The problems begin for “Aliens: Colonial Marines” with it’s very premise. It is simultaneously a good idea from a business perspective, yet completely lazy and exasperating from a writing point of view. Gearbox wants you to essentially play the plot of the “Aliens” movie, but bigger and better because it’s a video game. And that is fine, if lacking creativity. It actually starts off promising enough however. The U.S.S. Sulaco, the ship that Ripley and the other survivors escaped on at the end of “Aliens,” has reappeared in orbit over LV-468, and another detachment of Colonial Marines have been dispatched to respond to the distress signal that it is broadcasting. While the game never explains how the Sulaco came back from Fiorina 161 (the penal colony planet that it ended up at in “Alien 3”), this isn’t a bad setup. It is actually sort of logical for the military to investigate the disappearance of their own. You play as Corporal Christopher T. Winter, a character so bland I’ve forgotten his name in the time it took me to write this sentence. Seriously, Gearbox? We don’t have enough thirty-something, brown-haired white-guys? Anyway, you and your fellow Colonial Marines fight the Xenomorphs as you might expect, but only for a while. Great chunks of the game (I didn’t keep tally, but I would guess more than half of the game) are spent fighting Weyland-Yutani mercenaries. In an “Aliens” game. No really. The one thing that would set this game apart from the tasteless grey sludge of nearly-identical FPSs of the past decade, is fighting a variety of terrifying creatures in a survival-horror like atmosphere, and they ditch that goodness early on so you can duck for cover and shoot guys hiding behind crates for the ten millionth time.
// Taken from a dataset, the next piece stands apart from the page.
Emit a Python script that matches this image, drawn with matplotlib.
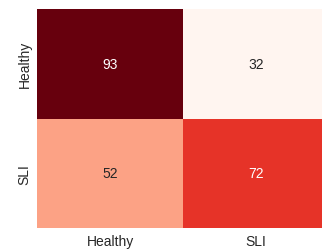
import matplotlib
matplotlib.use("Agg")
import matplotlib.pyplot as plt
import seaborn as sns
import numpy as np

labels = ["Healthy", "SLI"]
values = np.array([[93, 32],
                   [52, 72]])

sns.set_theme(style="white")
plt.rcParams['font.family'] = ['Liberation Sans', 'DejaVu Sans']

fig = plt.figure(figsize=(3.22, 2.53), dpi=100)
ax = fig.add_axes([0.115, 0.095, 0.907, 0.865])
sns.heatmap(values, annot=True, fmt="d", cmap="Reds", cbar=False,
            xticklabels=labels, yticklabels=labels, ax=ax,
            annot_kws={"fontsize": 10})
ax.tick_params(axis='both', labelsize=10, colors='#262626', length=0, pad=4)
ax.set_yticklabels(labels, rotation=90, va='center')
fig.savefig("out.png", dpi=100)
You may have noticed that I have stopped talking about the story. That isn’t because the acidic rage distracted me. That is pretty much the entirety of the story. More Colonial Marines show up to look for their fellows, Xenomorphs attack, Weyland-Yutani mercenaries attack (for some reason), kill everything for a few hours, and kill the Queen by pushing a single button once. Translation: a sucky game just appeared on your motion tracker.
This game is butt ugly to boot. Really ugly. A far step down from the demo level that they showed originally, a matter that Gearbox is claiming to be looking into, amidst rumors of embezzling the money that Sega set aside for them. Animations are stiff, and the detail level on the models is laughable, almost getting into full block-hands and flap mouths of N64 Goldeneye fair. The only thing that might make you smile, is the game HUD has that 80’s digital look, which is a nice little nod to the “futuristic” technology of the “Aliens” movie. The only, and I mean only, praise that I can give this game (other than admitting that shooting the Xenomorphs for the first ten minutes was fun) is the sound of this game. It is PERFECT. Every sound of the “Aliens” movie is recreated perfectly here. The electronic squeal of the Pulse Rifle, the bone-chilling hiss of the Xenomorph, and the epic music of James Horner, all make their presence known, much to the delight of any franchise fans out there. So if you absolutely must get the game, at least your ears can have a tasty treat.
If you are a fan of the “Alien” franchise, or just the movie “Aliens” specifically, the absolute most I can suggest if I was being incredibly generous, is a short rental. After the initial ten minutes, you will be so disappointed you will need a Power Loader to pull yourself up from your slumped over, crying position. Non-fans? Skip it. You won’t get anything out of it that you couldn’t get from fourteen billion other FPS titles out there. And it isn’t even that well made, as FPS’s go. Gearbox has a lot to answer for.